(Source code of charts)
• • • •

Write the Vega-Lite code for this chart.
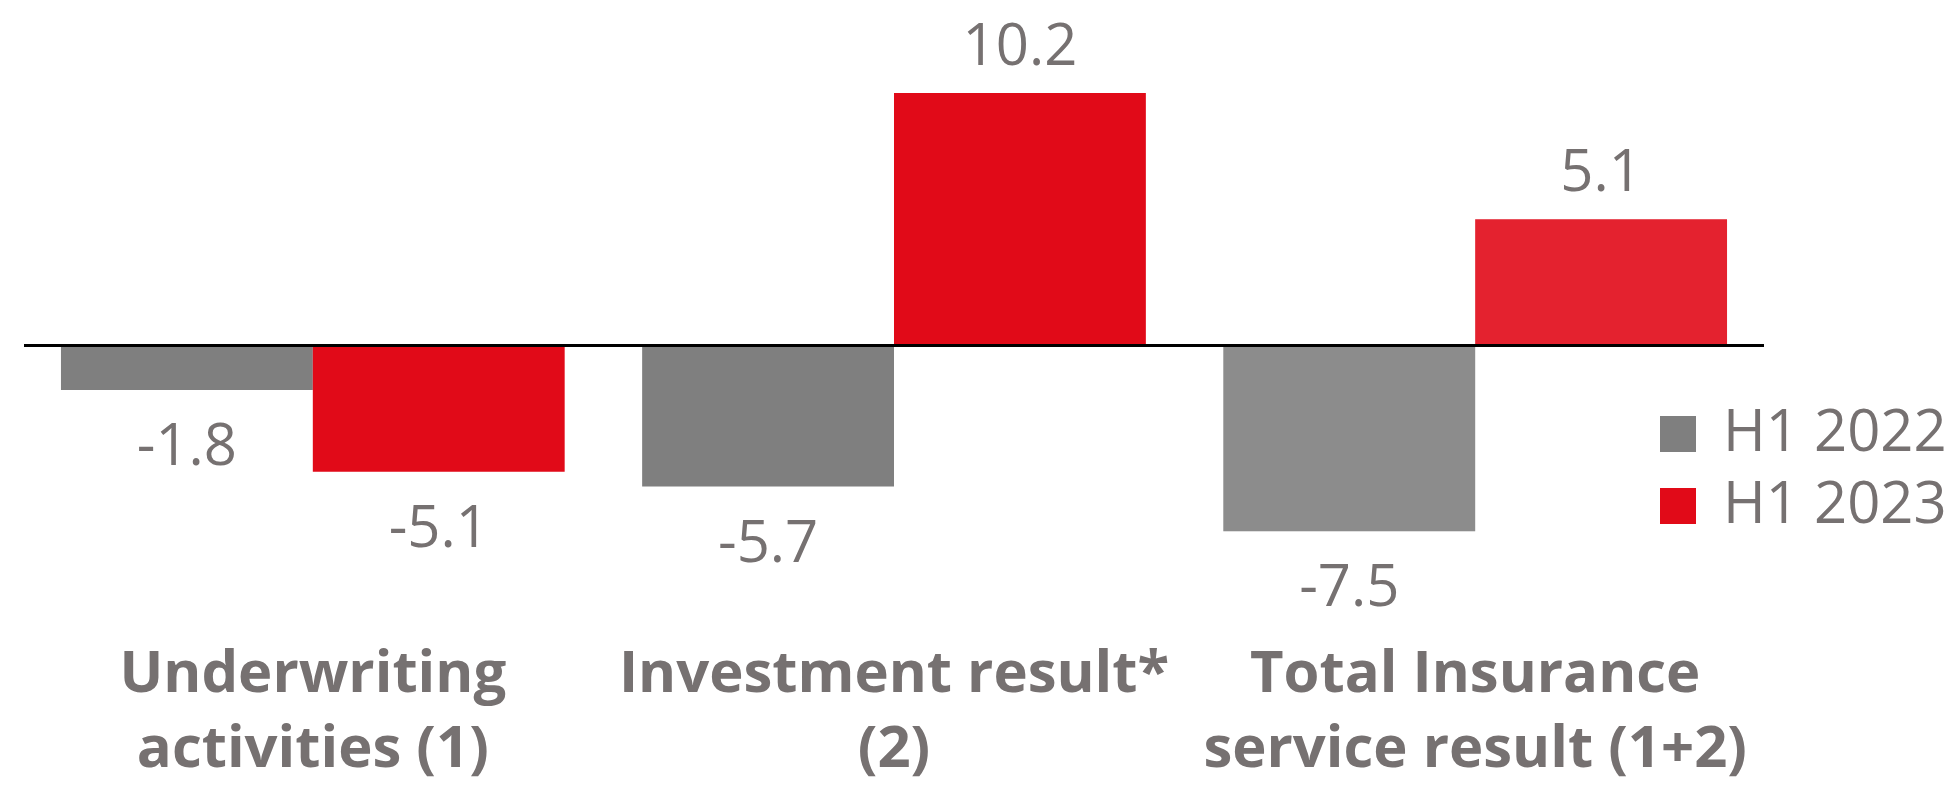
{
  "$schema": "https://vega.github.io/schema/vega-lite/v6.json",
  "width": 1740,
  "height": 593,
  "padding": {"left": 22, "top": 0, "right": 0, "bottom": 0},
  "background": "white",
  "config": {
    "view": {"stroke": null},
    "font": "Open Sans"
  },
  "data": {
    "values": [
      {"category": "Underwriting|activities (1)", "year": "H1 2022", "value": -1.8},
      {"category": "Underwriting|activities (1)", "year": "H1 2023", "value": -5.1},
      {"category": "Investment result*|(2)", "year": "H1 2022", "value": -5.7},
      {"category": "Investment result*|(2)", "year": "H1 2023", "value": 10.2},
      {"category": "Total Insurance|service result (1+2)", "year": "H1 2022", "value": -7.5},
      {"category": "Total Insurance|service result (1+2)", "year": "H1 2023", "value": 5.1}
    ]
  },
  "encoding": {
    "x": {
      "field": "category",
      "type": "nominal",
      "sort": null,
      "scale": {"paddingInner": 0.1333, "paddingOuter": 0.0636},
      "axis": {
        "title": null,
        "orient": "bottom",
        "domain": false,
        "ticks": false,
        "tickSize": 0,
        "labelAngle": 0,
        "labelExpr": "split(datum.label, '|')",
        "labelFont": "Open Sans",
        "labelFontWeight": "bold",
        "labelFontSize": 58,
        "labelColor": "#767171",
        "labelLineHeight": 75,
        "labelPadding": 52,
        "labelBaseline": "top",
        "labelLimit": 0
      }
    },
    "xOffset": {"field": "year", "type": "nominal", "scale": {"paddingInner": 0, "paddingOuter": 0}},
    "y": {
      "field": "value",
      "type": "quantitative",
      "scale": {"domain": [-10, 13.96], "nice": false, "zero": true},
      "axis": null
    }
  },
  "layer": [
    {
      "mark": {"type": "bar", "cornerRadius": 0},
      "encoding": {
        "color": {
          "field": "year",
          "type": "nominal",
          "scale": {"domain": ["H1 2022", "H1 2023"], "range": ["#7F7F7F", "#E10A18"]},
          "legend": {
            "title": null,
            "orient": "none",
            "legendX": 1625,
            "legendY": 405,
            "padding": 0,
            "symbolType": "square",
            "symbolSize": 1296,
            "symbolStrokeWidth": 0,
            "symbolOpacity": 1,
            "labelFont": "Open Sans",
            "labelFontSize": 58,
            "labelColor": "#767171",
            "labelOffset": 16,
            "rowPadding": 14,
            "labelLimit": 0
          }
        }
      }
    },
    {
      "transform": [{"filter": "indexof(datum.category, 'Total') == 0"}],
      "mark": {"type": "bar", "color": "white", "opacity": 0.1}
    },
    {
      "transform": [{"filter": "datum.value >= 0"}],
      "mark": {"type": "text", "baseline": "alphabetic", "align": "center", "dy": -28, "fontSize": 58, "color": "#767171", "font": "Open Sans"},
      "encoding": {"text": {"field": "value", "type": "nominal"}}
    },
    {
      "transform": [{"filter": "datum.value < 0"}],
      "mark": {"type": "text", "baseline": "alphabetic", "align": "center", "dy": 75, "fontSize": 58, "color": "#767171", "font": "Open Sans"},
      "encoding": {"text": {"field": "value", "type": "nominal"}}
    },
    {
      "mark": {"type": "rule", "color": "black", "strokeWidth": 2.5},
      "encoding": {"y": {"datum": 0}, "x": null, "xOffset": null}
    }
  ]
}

• • • •

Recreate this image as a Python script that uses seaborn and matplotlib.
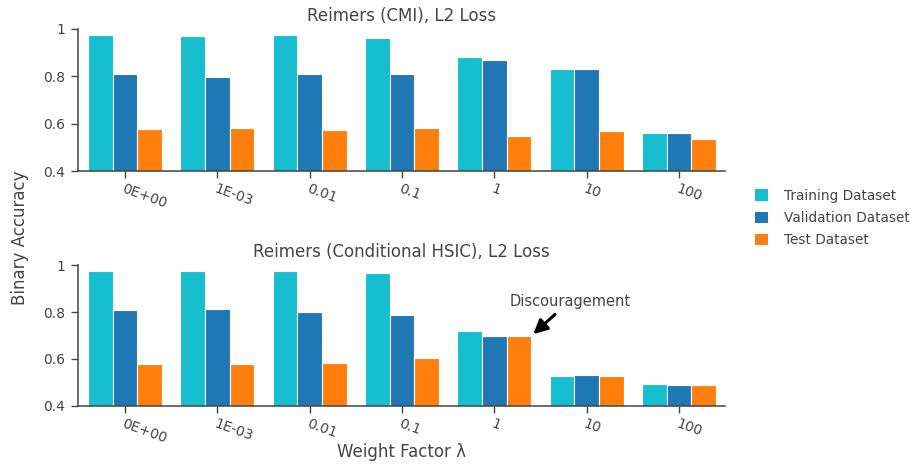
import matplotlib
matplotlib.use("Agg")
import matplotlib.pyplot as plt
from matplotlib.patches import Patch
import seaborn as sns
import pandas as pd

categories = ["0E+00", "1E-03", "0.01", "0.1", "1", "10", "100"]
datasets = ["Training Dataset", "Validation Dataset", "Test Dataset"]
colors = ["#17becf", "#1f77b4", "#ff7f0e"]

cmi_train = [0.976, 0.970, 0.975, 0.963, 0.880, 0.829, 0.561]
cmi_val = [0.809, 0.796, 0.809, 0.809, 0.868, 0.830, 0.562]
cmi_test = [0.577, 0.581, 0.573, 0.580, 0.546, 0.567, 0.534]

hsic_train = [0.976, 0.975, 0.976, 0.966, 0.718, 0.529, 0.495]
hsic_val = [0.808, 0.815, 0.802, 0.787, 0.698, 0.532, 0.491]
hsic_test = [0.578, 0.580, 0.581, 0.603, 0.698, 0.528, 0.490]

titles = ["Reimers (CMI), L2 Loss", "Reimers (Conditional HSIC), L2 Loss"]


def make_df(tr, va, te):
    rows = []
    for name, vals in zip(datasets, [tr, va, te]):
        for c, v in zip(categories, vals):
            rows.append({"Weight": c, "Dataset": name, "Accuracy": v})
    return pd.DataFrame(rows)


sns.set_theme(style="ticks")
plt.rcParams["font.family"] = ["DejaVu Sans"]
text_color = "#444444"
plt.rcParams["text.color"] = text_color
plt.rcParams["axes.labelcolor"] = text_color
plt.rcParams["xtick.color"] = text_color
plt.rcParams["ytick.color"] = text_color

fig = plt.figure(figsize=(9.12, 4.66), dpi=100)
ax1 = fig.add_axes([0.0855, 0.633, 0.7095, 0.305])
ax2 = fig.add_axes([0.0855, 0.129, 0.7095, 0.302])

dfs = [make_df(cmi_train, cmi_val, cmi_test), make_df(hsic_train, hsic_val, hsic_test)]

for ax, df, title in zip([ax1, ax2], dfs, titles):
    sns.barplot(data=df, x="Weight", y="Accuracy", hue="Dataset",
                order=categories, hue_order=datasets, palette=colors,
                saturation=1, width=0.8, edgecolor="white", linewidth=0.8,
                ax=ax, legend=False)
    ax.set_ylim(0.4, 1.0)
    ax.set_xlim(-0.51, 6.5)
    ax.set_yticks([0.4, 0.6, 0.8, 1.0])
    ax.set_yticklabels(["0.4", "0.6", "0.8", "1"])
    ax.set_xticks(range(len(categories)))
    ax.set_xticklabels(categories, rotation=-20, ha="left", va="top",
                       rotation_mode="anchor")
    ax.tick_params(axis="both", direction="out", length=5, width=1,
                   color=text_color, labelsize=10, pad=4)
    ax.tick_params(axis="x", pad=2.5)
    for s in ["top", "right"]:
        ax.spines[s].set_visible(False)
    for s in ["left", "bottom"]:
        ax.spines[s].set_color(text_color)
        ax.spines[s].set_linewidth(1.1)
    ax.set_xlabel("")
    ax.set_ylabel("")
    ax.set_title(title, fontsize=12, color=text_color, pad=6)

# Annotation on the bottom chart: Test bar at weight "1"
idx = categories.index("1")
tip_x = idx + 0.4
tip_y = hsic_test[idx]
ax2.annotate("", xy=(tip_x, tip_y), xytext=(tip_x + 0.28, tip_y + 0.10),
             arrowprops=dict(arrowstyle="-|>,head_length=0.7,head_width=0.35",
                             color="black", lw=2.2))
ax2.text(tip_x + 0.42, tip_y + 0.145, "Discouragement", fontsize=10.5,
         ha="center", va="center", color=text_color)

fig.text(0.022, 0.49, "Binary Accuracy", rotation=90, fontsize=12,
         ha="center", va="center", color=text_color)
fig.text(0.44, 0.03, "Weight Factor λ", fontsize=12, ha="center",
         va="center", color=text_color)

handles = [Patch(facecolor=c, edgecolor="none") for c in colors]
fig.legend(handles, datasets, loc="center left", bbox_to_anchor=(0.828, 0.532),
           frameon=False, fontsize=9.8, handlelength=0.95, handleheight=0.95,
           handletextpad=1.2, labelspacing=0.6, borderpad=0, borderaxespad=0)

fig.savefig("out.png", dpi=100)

• • • •

• _EXERCISE DIRECTIONS_:
Gather, from the listing above, every line carrying the word "seaborn".

• _TASK ANSWER_:
Recreate this image as a Python script that uses seaborn and matplotlib.
import seaborn as sns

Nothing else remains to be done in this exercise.